Following the Pakistani military’s business model, Sena Kallyan Sangstha (SKS), a concern of the Bangladesh Army, operates a dairy farm and an ice cream factory. The BBC reveals that the Bangladeshi military has stakes in food, textile, jute, garment, electronic, real estate, automobile, shipbuilding, manufacturing, and travel businesses. The military also operates Trust Bank and the Ansar VDP Bank, and has a record of giving illicit loans from these institutions to top officers. According to the BBC investigation, the Bangladesh Army’s business interests further include power plants, roads, infrastructure, and bridge projects, amounting to billions of dollars of private assets.
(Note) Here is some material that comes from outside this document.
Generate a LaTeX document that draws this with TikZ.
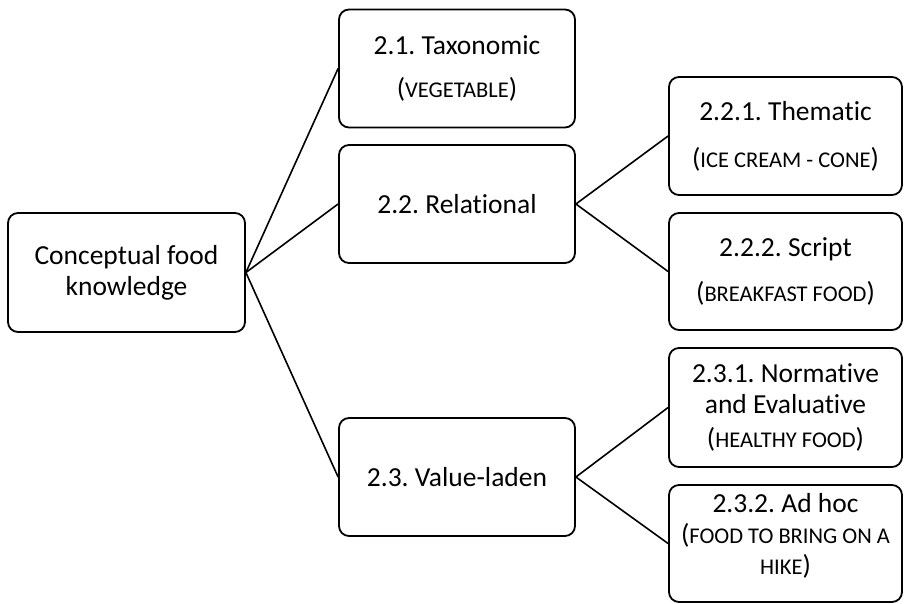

In 2009, the Bangaldesh Rifles (BDR) mutiny “was partly fuelled by resentment among the BDR’s rank-and-file over the corruption of army officers engaged in the retail sale of consumer items,” BBC notes, citing Bangladesh’s official report on the incident.

Some leading Bangladeshi figures in the business sector have admitted that military-owned businesses are virtually indistinguishable from other commercial enterprises in the way they operate. The irony is that military business interests have thrived more under the civilian rule than under the martial law regime of General Hossain Mohammad Ershad.

However, as Bangladesh’s military ambitions develop, it’s past time for a debate about whether the military should engage in such business activities or instead concentrate on national security and protection of sovereignty.

Ryan Smith is a defense analyst based in Australia.